The rest of the section raised a number of topics that made for genuinely interesting opinion writing. An email from a French friend asking why Irish students study the Irish language provided plenty of scope, for example, as did a discussion topic about whether street protests play an important role in the battle against injustice or bad political decisions.

“The opinion piece mentioning Euro 2012 had an interesting twist as it was not, in fact, about sport but about the huge amount of sports programmes on TV,” Ms Lynch said.

The two reading comprehensions that make up the first part of the paper were, “doable,” according to TUI representative Dellemar Keane, who teaches in Bush Post Primary School, Dundalk.

The first reading comprehension dealt with the story of a young man, living in the suburbs who can’t afford to move out of his parents’ house. “It was very appropriate and very topical,” Ms Ní Chiarba said.

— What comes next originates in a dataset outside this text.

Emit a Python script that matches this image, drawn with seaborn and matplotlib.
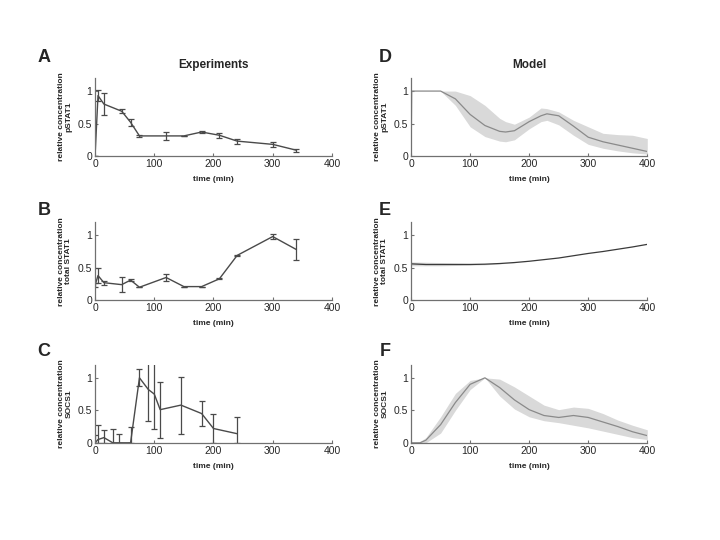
import numpy as np
import pandas as pd
import seaborn as sns
import matplotlib.pyplot as plt

# experiments: time points, mean and error (half-width)
t_pstat = [0, 5, 15, 45, 60, 75, 120, 150, 180, 210, 240, 300, 340]
y_pstat = [0.0, 0.93, 0.80, 0.69, 0.52, 0.31, 0.31, 0.31, 0.37, 0.32, 0.23, 0.18, 0.09]
e_pstat = [0.0, 0.085, 0.17, 0.03, 0.05, 0.02, 0.06, 0.0, 0.02, 0.04, 0.04, 0.04, 0.02]

t_stat = [0, 5, 15, 45, 60, 75, 120, 150, 180, 210, 240, 300, 340]
y_stat = [0.23, 0.38, 0.27, 0.24, 0.31, 0.20, 0.35, 0.21, 0.21, 0.33, 0.69, 0.98, 0.78]
e_stat = [0.03, 0.11, 0.03, 0.11, 0.01, 0.0, 0.05, 0.0, 0.0, 0.01, 0.01, 0.04, 0.16]

t_socs = [0, 5, 15, 30, 40, 60, 75, 90, 100, 110, 145, 180, 200, 240]
y_socs = [0.0, 0.05, 0.08, 0.0, 0.0, 0.0, 1.0, 0.82, 0.75, 0.51, 0.58, 0.45, 0.22, 0.14]
lo_socs = [0.0, 0.0, 0.0, 0.0, 0.0, 0.0, 0.87, 0.34, 0.22, 0.07, 0.14, 0.26, 0.0, 0.0]
hi_socs = [0.12, 0.28, 0.19, 0.21, 0.13, 0.25, 1.14, 1.25, 1.25, 0.94, 1.02, 0.65, 0.44, 0.39]

# model: time grid, mean, band low/high
tm_pstat = [0, 1, 25, 50, 75, 100, 125, 150, 160, 175, 200, 220, 230, 250, 275, 300, 325, 350, 375, 400]
m_pstat = [0.0, 1.0, 1.0, 1.0, 0.88, 0.64, 0.47, 0.38, 0.37, 0.39, 0.53, 0.62, 0.65, 0.62, 0.46, 0.29, 0.22, 0.17, 0.12, 0.07]
lo_pstat = [0.0, 1.0, 1.0, 1.0, 0.78, 0.45, 0.30, 0.23, 0.22, 0.25, 0.42, 0.53, 0.55, 0.48, 0.32, 0.18, 0.12, 0.08, 0.05, 0.03]
hi_pstat = [0.0, 1.0, 1.0, 1.0, 1.0, 0.93, 0.78, 0.58, 0.53, 0.49, 0.60, 0.74, 0.73, 0.68, 0.55, 0.45, 0.35, 0.33, 0.32, 0.27]

tm_stat = [0, 25, 50, 75, 100, 125, 150, 175, 200, 225, 250, 275, 300, 325, 350, 375, 400]
m_stat = [0.56, 0.55, 0.55, 0.55, 0.55, 0.555, 0.565, 0.58, 0.60, 0.625, 0.65, 0.685, 0.72, 0.75, 0.785, 0.82, 0.86]
lo_stat = [0.53, 0.53, 0.53, 0.535, 0.54, 0.545, 0.56, 0.578, 0.60, 0.625, 0.65, 0.685, 0.72, 0.75, 0.785, 0.82, 0.86]
hi_stat = [0.59, 0.585, 0.58, 0.575, 0.57, 0.565, 0.57, 0.582, 0.60, 0.625, 0.65, 0.685, 0.72, 0.75, 0.785, 0.82, 0.86]

tm_socs = [0, 15, 25, 50, 75, 100, 125, 150, 175, 200, 225, 250, 275, 300, 325, 350, 375, 400]
m_socs = [0.0, 0.0, 0.04, 0.28, 0.62, 0.90, 1.0, 0.85, 0.66, 0.51, 0.42, 0.39, 0.42, 0.39, 0.32, 0.25, 0.17, 0.11]
lo_socs_m = [0.0, 0.0, 0.0, 0.15, 0.50, 0.82, 1.0, 0.72, 0.52, 0.40, 0.34, 0.31, 0.27, 0.23, 0.18, 0.13, 0.08, 0.05]
hi_socs_m = [0.0, 0.02, 0.08, 0.40, 0.76, 0.96, 1.0, 0.98, 0.86, 0.72, 0.58, 0.51, 0.55, 0.53, 0.45, 0.35, 0.27, 0.20]

ylabels = ["relative concentration\npSTAT1", "relative concentration\ntotal STAT1",
           "relative concentration\nSOCS1"]
letters_left = ["A", "B", "C"]
letters_right = ["D", "E", "F"]

sns.set_style("ticks")
plt.rcParams['font.family'] = ['Liberation Sans', 'DejaVu Sans']

fig = plt.figure(figsize=(7.2, 5.4), dpi=100)
bottoms = [0.711, 0.444, 0.180]
h = 0.1444
axL = [fig.add_axes([0.132, b, 0.329, h]) for b in bottoms]
axR = [fig.add_axes([0.571, b, 0.328, h]) for b in bottoms]

line_col = "#4a4a4a"
spine_col = "#707070"

# experiments
exp = [(t_pstat, y_pstat, e_pstat, e_pstat), (t_stat, y_stat, e_stat, e_stat),
       (t_socs, y_socs, None, None)]
for i, ax in enumerate(axL):
    t, y, el, eh = exp[i]
    sns.lineplot(x=t, y=y, ax=ax, color=line_col, lw=1.0, estimator=None)
    if i < 2:
        yerr = [el, eh]
    else:
        yerr = [np.array(y_socs) - np.array(lo_socs), np.array(hi_socs) - np.array(y_socs)]
    ax.errorbar(t, y, yerr=yerr, fmt="none", ecolor=line_col, elinewidth=0.9,
                capsize=2, capthick=0.9)

# model
mod = [(tm_pstat, m_pstat, lo_pstat, hi_pstat), (tm_stat, m_stat, lo_stat, hi_stat),
       (tm_socs, m_socs, lo_socs_m, hi_socs_m)]
for i, ax in enumerate(axR):
    t, m, lo, hi = mod[i]
    ax.fill_between(t, lo, hi, color="#d9d9d9", lw=0)
    mcol = "#3a3a3a" if i == 1 else "#8a8a8a"
    sns.lineplot(x=t, y=m, ax=ax, color=mcol, lw=0.9, estimator=None)

for i, ax in enumerate(axL + axR):
    ax.set_xlim(0, 400)
    ax.set_ylim(0, 1.2)
    ax.set_xticks([0, 100, 200, 300, 400])
    ax.set_yticks([0, 0.5, 1])
    ax.set_yticklabels(["0", "0.5", "1"])
    ax.tick_params(direction="in", length=2.5, width=0.8, color=spine_col,
                   labelsize=7.5, pad=2)
    for s in ["top", "right"]:
        ax.spines[s].set_visible(False)
    for s in ["left", "bottom"]:
        ax.spines[s].set_color(spine_col)
        ax.spines[s].set_linewidth(0.9)
    ax.set_xlabel("time (min)", fontsize=6, fontweight="bold", labelpad=5)
    ax.set_ylabel(ylabels[i % 3], fontsize=6, fontweight="bold", labelpad=4,
                  linespacing=1.1)

axL[0].set_title("Experiments", fontsize=8.5, fontweight="bold", pad=7)
axR[0].set_title("Model", fontsize=8.5, fontweight="bold", pad=7)

ys = [0.893, 0.611, 0.350]
for lab, y in zip(letters_left, ys):
    fig.text(0.061, y, lab, fontsize=13, fontweight="bold", ha="center", va="center")
for lab, y in zip(letters_right, ys):
    fig.text(0.535, y, lab, fontsize=13, fontweight="bold", ha="center", va="center")

fig.savefig("out.png", dpi=100)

The second comprehension piece is always more literary than the first but it was, “very accessible in both text and questions,” according to Ms Keane. “An excellent paper overall,” she added.

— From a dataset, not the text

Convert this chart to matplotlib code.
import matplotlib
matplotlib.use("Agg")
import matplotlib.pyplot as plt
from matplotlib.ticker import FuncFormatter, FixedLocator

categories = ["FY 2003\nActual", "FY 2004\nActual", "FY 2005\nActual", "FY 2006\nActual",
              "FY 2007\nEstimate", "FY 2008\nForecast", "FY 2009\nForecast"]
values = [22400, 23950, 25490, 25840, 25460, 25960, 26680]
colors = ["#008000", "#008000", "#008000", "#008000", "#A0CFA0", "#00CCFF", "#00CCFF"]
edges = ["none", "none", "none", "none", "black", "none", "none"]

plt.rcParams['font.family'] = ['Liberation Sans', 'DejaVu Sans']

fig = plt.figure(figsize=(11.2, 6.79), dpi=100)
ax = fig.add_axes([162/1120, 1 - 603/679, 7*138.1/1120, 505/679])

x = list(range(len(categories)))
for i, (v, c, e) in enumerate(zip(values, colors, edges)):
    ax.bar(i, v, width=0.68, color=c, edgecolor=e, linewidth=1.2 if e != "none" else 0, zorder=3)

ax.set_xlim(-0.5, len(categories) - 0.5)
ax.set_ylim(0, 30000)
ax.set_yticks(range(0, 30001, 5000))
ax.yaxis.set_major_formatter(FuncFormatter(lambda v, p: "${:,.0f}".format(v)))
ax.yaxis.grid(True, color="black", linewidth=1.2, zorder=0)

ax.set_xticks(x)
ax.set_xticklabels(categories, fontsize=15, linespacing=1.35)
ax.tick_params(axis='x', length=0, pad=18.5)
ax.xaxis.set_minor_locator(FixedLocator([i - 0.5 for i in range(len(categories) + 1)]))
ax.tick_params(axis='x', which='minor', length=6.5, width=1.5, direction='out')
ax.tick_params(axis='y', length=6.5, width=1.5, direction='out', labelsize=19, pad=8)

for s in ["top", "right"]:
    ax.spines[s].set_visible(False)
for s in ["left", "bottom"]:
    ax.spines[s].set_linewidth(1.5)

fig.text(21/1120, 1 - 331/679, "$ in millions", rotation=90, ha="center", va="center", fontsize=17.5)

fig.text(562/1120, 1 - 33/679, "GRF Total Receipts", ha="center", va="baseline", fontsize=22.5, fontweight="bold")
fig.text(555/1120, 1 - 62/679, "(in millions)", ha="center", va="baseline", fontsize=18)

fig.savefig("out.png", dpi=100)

“The weaker student would definitely have felt quite intimidated answering this part of the paper,” Ms Lynch said. “It required a lot of manipulation of the text, and the story itself was very complex.” Some of the vocabulary in the listening section was described by her as “challenging”.

Ordinary level students sat down to a, “very fair,” paper according to teachers. The paper was full of “well practised and predictable topics,” Ms Keane said.

Again, Ms Ní Chiarba welcomed the integration of aspects of French culture into the paper, including an article on the junior cyclists in the Tour de France.

The written expression offered the usual range of topics according to Ms Keane. “The paper should have posed no problems for the majority of students,” she said.